BLUEFIELD, W.Va (WVVA) - WVVA is helping to answer your questions about small business. Joining us every Wed. at 5 p.m. is John O'Neal, the Executive Director of the Development Authority of Mercer County,
WVVA: John, the first week of a new month often means release of economic data by various government agencies. What do you have for us today?
O'Neal: That's right. We received the latest employment numbers from Workforce West Virginia, as well as the January Revenue numbers from the Governor's Office.
The employment situation seemed to stabilize at the end of December. The unemployment rate was 6.3%, which was exactly the same as the previous month. The number of unemployed West Virginians seeking benefits remained at about 48,600.
We are seeing a slow and steady recovery from the restrictions imposed on business operations during the COVID pandemic. By comparison, during the most restrictive period of the pandemic, unemployment had jumped to 16%, with 124,000 West Virginians unemployed.
West Virginia small business has been resilient. Most employers have managed to adapt and keep their employees on the payroll. Including some that benefited from federal loans through the Paycheck Protection Program. It will be interesting to see if President Biden's proposal to extend and enhance unemployment benefits affect employment decisions.
WVVA: Revenue numbers for January were released from the Governor's Office. What do they tell us?
O'Neal: Gov. Jim Justice announced Monday that January tax collections were $46.6 million ahead of estimates. Following a strong January, West Virginia heads into the final five months of the fiscal year with year-to-date revenue collections at $173 million above projections.

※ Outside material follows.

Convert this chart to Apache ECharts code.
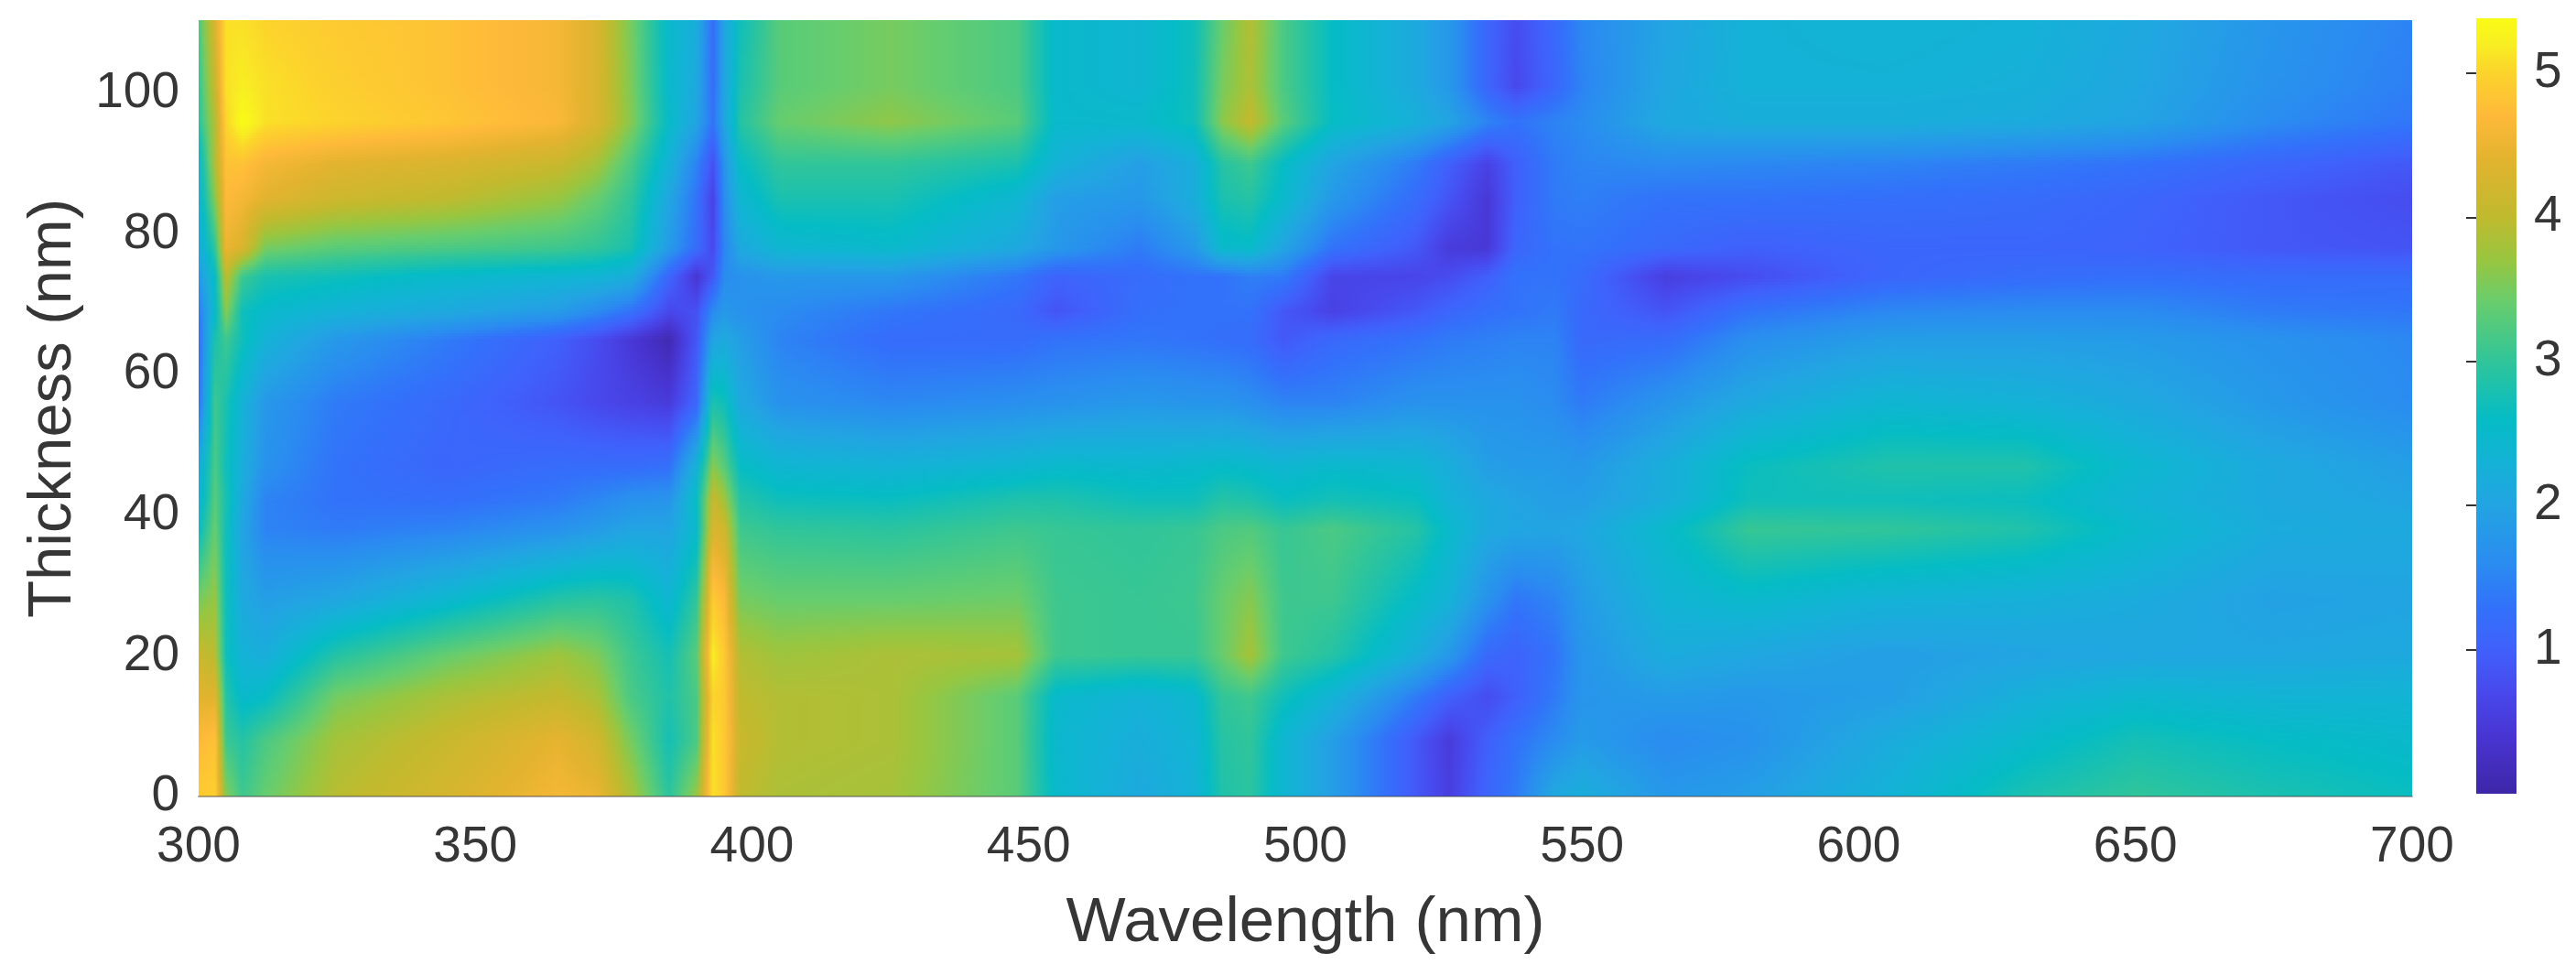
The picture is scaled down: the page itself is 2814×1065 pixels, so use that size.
<!DOCTYPE html>
<html><head><meta charset="utf-8">
<style>html,body{margin:0;padding:0;background:#fff}#c{width:2814px;height:1065px}</style>
<script src="https://cdn.jsdelivr.net/npm/echarts@6/dist/echarts.min.js"></script>
</head><body><div id="c"></div>
<script>
const wavelengths = [300,303,305,308,312,325,345,365,372,378,385,390,393,395,398,405,425,448,455,470,480,485,490,496,505,520,526,533,538,545,550,565,580,605,630,650,675,700];
const thicknesses = [0,8,14,20,28,38,42,47,56,65,69,74,78,85,90,96,101,110.4];
const xTicks = {min:300,max:700,step:50};
const yTicks = {min:0,max:110.4,step:20};
const t0   = [4.9,4.95,3.6,3.1,3.4,3.95,4.25,4.6,4.5,3.85,2.95,3.7,5.1,4.9,4.0,3.85,3.8,3.3,2.5,2.1,2.3,2.85,2.95,2.4,1.9,0.9,0.55,1.1,1.4,2.1,2.2,1.8,1.9,2.3,2.8,3.0,2.8,2.65];
const t8   = [4.7,4.8,3.1,2.9,3.2,3.8,4.1,4.45,4.2,3.5,2.75,3.2,5.1,4.9,4.1,3.9,3.85,3.3,2.45,2.2,2.35,2.9,3.0,2.4,1.9,0.9,0.5,1.0,1.3,1.6,1.85,1.6,1.7,2.15,2.5,2.75,2.6,2.5];
const t14  = [4.4,4.4,2.9,2.5,2.6,3.5,3.85,4.05,3.85,3.2,2.85,3.2,5.0,4.9,4.0,3.9,3.85,3.3,2.5,2.3,2.45,3.0,3.1,2.7,2.3,1.4,1.0,0.75,1.0,1.4,1.75,1.85,1.8,1.9,2.25,2.45,2.35,2.35];
const t20  = [4.1,3.95,2.7,2.3,2.2,2.9,3.4,3.75,3.55,3.1,2.75,3.3,5.2,4.9,3.9,3.75,3.85,3.8,3.1,3.05,3.05,3.4,3.8,3.1,2.9,2.2,1.8,1.15,1.05,1.3,1.75,2.15,2.05,1.9,2.0,2.05,2.05,2.1];
const t28  = [3.5,3.7,2.7,2.1,1.9,2.05,2.45,2.9,2.95,2.85,2.4,3.0,4.9,4.7,3.5,3.4,3.4,3.45,3.1,3.05,3.1,3.4,3.6,3.1,3.1,2.55,2.3,1.7,1.35,1.5,1.85,2.35,2.5,2.3,2.25,2.15,1.95,2.0];
const t38  = [2.6,3.4,2.7,2.0,1.5,1.4,1.5,1.7,1.85,2.0,2.0,2.5,4.3,4.2,3.1,3.0,2.95,3.1,3.05,3.0,3.05,3.2,3.25,3.05,3.2,2.9,2.5,2.1,2.05,2.0,2.05,2.5,3.05,3.0,2.85,2.5,2.15,2.1];
const t42  = [2.3,3.3,2.8,2.1,1.5,1.3,1.25,1.4,1.55,1.7,1.75,2.6,4.1,3.8,2.9,2.7,2.65,2.85,2.85,2.7,2.7,2.9,2.85,2.65,2.75,2.65,2.3,2.1,2.0,1.9,1.9,2.2,2.7,2.7,2.65,2.35,2.1,2.0];
const t47  = [2.1,3.2,2.7,2.2,1.7,1.3,1.1,1.2,1.2,1.2,1.25,2.3,3.6,3.3,2.6,2.4,2.3,2.4,2.5,2.45,2.5,2.55,2.5,2.4,2.5,2.4,2.2,1.9,1.85,1.85,1.8,2.2,2.65,2.85,2.85,2.45,2.1,1.9];
const t56  = [1.3,3.1,2.8,2.3,1.8,1.4,1.15,0.85,0.7,0.6,0.5,1.1,2.8,2.7,2.1,1.7,1.55,1.65,1.7,1.8,1.75,1.75,1.65,1.5,1.5,1.7,1.7,1.7,1.7,1.6,1.4,1.75,2.1,2.4,2.3,2.1,1.8,1.6];
const t65  = [1.2,2.8,3.1,2.7,2.3,1.8,1.4,1.0,0.75,0.45,0.1,0.9,2.0,2.1,1.9,1.5,1.2,1.2,1.3,1.35,1.3,1.25,1.2,0.9,1.15,1.3,1.4,1.45,1.5,1.5,1.15,1.2,1.65,1.9,1.9,1.85,1.7,1.55];
const t69  = [1.4,2.5,3.6,2.7,2.5,2.3,2.1,1.85,1.6,1.3,0.7,0.8,1.6,1.8,1.7,1.6,1.35,1.15,0.85,1.25,1.3,1.3,1.3,0.9,0.6,0.9,1.1,1.25,1.3,1.4,1.15,0.85,1.3,1.55,1.6,1.6,1.4,1.35];
const t74  = [1.8,2.6,4.0,3.1,2.8,2.7,2.5,2.4,2.35,2.2,1.1,0.4,0.9,1.6,1.7,1.8,1.8,1.35,1.05,1.2,1.3,1.3,1.45,1.4,0.65,0.65,0.75,1.0,1.3,1.3,1.2,0.55,0.75,1.1,1.2,1.25,1.2,1.2];
const t78  = [2.1,3.0,4.5,4.3,3.5,3.3,3.2,3.1,3.0,2.8,1.85,1.2,0.7,1.5,2.1,2.4,2.5,2.1,1.8,1.4,1.8,2.5,2.55,2.0,1.3,0.9,0.5,0.45,1.1,1.3,1.32,1.15,1.0,1.1,1.1,1.05,0.9,0.85];
const t85  = [2.3,3.6,4.7,4.6,4.4,4.15,4.0,3.7,3.4,3.0,2.05,1.3,0.6,1.6,2.4,2.8,2.8,2.4,1.9,1.8,2.2,2.8,2.9,2.5,1.8,1.2,0.85,0.45,1.0,1.4,1.45,1.3,1.3,1.25,1.2,1.1,0.9,0.75];
const t90  = [2.4,3.9,4.8,4.8,4.6,4.4,4.3,4.1,3.8,3.2,2.3,1.5,0.8,1.7,2.6,3.0,3.0,2.8,2.3,1.9,2.2,2.9,3.1,2.6,2.0,1.4,1.0,0.6,1.0,1.4,1.52,1.6,1.55,1.5,1.4,1.3,1.1,0.9];
const t96  = [2.9,3.9,5.0,5.38,5.1,5.0,4.85,4.65,4.3,3.6,2.55,2.0,1.3,2.0,2.9,3.4,3.65,3.3,2.5,2.5,2.7,3.6,4.05,3.3,2.6,2.25,2.0,1.5,1.3,1.5,1.6,2.1,2.2,2.2,2.15,2.0,1.6,1.35];
const t101 = [3.0,4.1,5.1,5.2,5.1,4.95,4.8,4.6,4.3,3.55,2.5,2.1,1.2,2.0,2.8,3.3,3.5,3.2,2.5,2.4,2.7,3.5,3.85,3.2,2.6,2.1,1.8,1.1,0.7,1.1,1.5,2.05,2.3,2.3,2.25,2.05,1.7,1.45];
const t110 = [3.2,4.3,5.1,5.1,5.0,4.9,4.8,4.6,4.3,3.5,2.5,2.2,1.2,2.0,2.7,3.3,3.5,3.2,2.5,2.4,2.7,3.4,3.9,3.2,2.6,2.1,1.8,1.1,0.75,1.15,1.55,2.0,2.3,2.35,2.3,2.1,1.75,1.5];
const rows = [t0,t8,t14,t20,t28,t38,t42,t47,t56,t65,t69,t74,t78,t85,t90,t96,t101,t110];
const colorbarLevels = [0,0.4,0.7,1.0,1.3,1.6,2.0,2.3,2.6,3.0,3.4,3.7,4.0,4.4,4.7,5.0,5.2,5.38];
const colorbarColors = ['#3e26a8','#4835d2','#4848ec','#4060fb','#3272fa','#2a8cf0','#22a4e2','#14b2d6','#05bcc5','#30c59a','#66cd6e','#98c640','#c0ba2e','#e2b32e','#feb93a','#fcd32c','#f8ee22','#f9fb15'];
const colorbarTicks = [1,2,3,4,5];
const vMax = 5.38;

const rgb = colorbarColors.map(c=>[1,3,5].map(k=>parseInt(c.substr(k,2),16)));
function colorAt(v){
  if(v<=colorbarLevels[0]) v=colorbarLevels[0];
  if(v>=vMax) v=vMax;
  let k=0; while(k<colorbarLevels.length-2 && v>colorbarLevels[k+1]) k++;
  const f=(v-colorbarLevels[k])/(colorbarLevels[k+1]-colorbarLevels[k]);
  const a=rgb[k],b=rgb[k+1];
  return 'rgb('+Math.round(a[0]+(b[0]-a[0])*f)+','+Math.round(a[1]+(b[1]-a[1])*f)+','+Math.round(a[2]+(b[2]-a[2])*f)+')';
}
const cells=[];
for(let j=0;j<thicknesses.length-1;j++)for(let i=0;i<wavelengths.length-1;i++)
  cells.push([wavelengths[i],thicknesses[j],rows[j][i],i,j]);

// shading of one data cell (like MATLAB's "shading interp"): colour is blended on screen between its four corner readings
function renderCell(params,api){
  const i=api.value(3),j=api.value(4);
  const p0=api.coord([wavelengths[i],thicknesses[j]]);
  const p1=api.coord([wavelengths[i+1],thicknesses[j+1]]);
  const x0=Math.round(p0[0]),x1=Math.round(p1[0]),yb=Math.round(p0[1]),yt=Math.round(p1[1]);
  const v00=rows[j][i],v10=rows[j][i+1],v01=rows[j+1][i],v11=rows[j+1][i+1];
  const children=[];
  const step=3, nStops=2+Math.ceil((x1-x0)/10);
  for(let y=yt;y<yb;y+=step){
    const h=Math.min(step,yb-y);
    const t=(yb-(y+h/2))/(yb-yt);
    const L=v00+(v01-v00)*t,R=v10+(v11-v10)*t;
    const stops=[];
    for(let s=0;s<nStops;s++){const f=s/(nStops-1);stops.push({offset:f,color:colorAt(L+(R-L)*f)});}
    children.push({type:'rect',shape:{x:x0,y:y,width:x1-x0,height:h},
      style:{fill:new echarts.graphic.LinearGradient(0,0,1,0,stops)},silent:true});
  }
  return {type:'group',children:children};
}
function renderBar(params,api){
  const a=api.coord([0,0]),b=api.coord([1,vMax]);
  const stops=colorbarLevels.map((v,k)=>({offset:v/vMax,color:colorbarColors[k]}));
  return {type:'rect',shape:{x:a[0],y:b[1],width:b[0]-a[0],height:a[1]-b[1]},
    style:{fill:new echarts.graphic.LinearGradient(0,1,0,0,stops)},silent:true};
}
const font='"Liberation Sans",Arial,sans-serif', ink='#363636';
const chart=echarts.init(document.getElementById('c'),null,{renderer:'canvas',width:2814,height:1065});
chart.setOption({
  animation:false,backgroundColor:'#fff',
  grid:[{left:217,top:22,width:2418,height:848,containLabel:false},{left:2705,top:20,width:44,height:847}],
  xAxis:[{type:'value',gridIndex:0,min:xTicks.min,max:xTicks.max,interval:xTicks.step,z:5,
      name:'Wavelength (nm)',nameLocation:'middle',nameGap:104,
      nameTextStyle:{fontFamily:font,fontSize:69,color:ink},
      axisLine:{show:true,onZero:false,lineStyle:{color:'rgba(70,70,70,0.45)',width:2}},axisTick:{show:false},splitLine:{show:false},
      axisLabel:{fontFamily:font,fontSize:55,color:ink,margin:28}},
    {type:'value',gridIndex:1,min:0,max:1,show:false}],
  yAxis:[{type:'value',gridIndex:0,min:yTicks.min,max:yTicks.max,interval:yTicks.step,z:5,
      name:'Thickness (nm)',nameLocation:'middle',nameGap:125,
      nameTextStyle:{fontFamily:font,fontSize:67,color:ink},
      axisLine:{show:false},axisTick:{show:false},splitLine:{show:false},
      axisLabel:{fontFamily:font,fontSize:55,color:ink,margin:21,showMaxLabel:false,padding:[3,0,0,0]}},
    {type:'value',gridIndex:1,min:0,max:vMax,position:'right',interval:1,z:5,
      axisLine:{show:false},splitLine:{show:false},
      axisTick:{show:true,inside:true,length:11,lineStyle:{color:'#333',width:2}},
      axisLabel:{fontFamily:font,fontSize:55,color:ink,margin:19,showMaxLabel:false,showMinLabel:false,padding:[5,0,0,0],
        formatter:v=>colorbarTicks.indexOf(v)>=0?String(v):''}}],
  series:[
    {type:'custom',name:'Thickness map',xAxisIndex:0,yAxisIndex:0,coordinateSystem:'cartesian2d',
     renderItem:renderCell,data:cells,encode:{x:0,y:1},progressive:0,silent:true,clip:true},
    {type:'custom',name:'Colorbar',xAxisIndex:1,yAxisIndex:1,coordinateSystem:'cartesian2d',
     renderItem:renderBar,data:[[0,0]],encode:{x:0,y:1},silent:true}
  ]
});
</script></body></html>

The West Virginia Senate Finance Committee released data showing personal income tax collections were $26.5 million better than expected in January. Severance taxes were $8.2 million above estimates while consumer sales tax collections were on target.
Governor Justice said the state is in a strong position when it comes to cash flow. It appears that the state has made prudent financial decisions with CARES Act money, including spending a portion to replenish the state's unemployment compensation fund.
WVVA: That is great news! Why is it important that the Governor used some CARES Act funds to subsidize the unemployment compensation fund?
O'Neal: There continues to be many worthy demands on the Governor for disbursing funds from the federal CARES Act. By dedicating a portion to the unemployment compensation fund, he has kept the fund solvent, preventing a massive rate increase to small business owners. This makes it easier for small business owners to stay open, and keep their employees on the payroll.
The revenue surplus will likely play a key role in the upcoming 60-day legislative session that begins Feb. 10.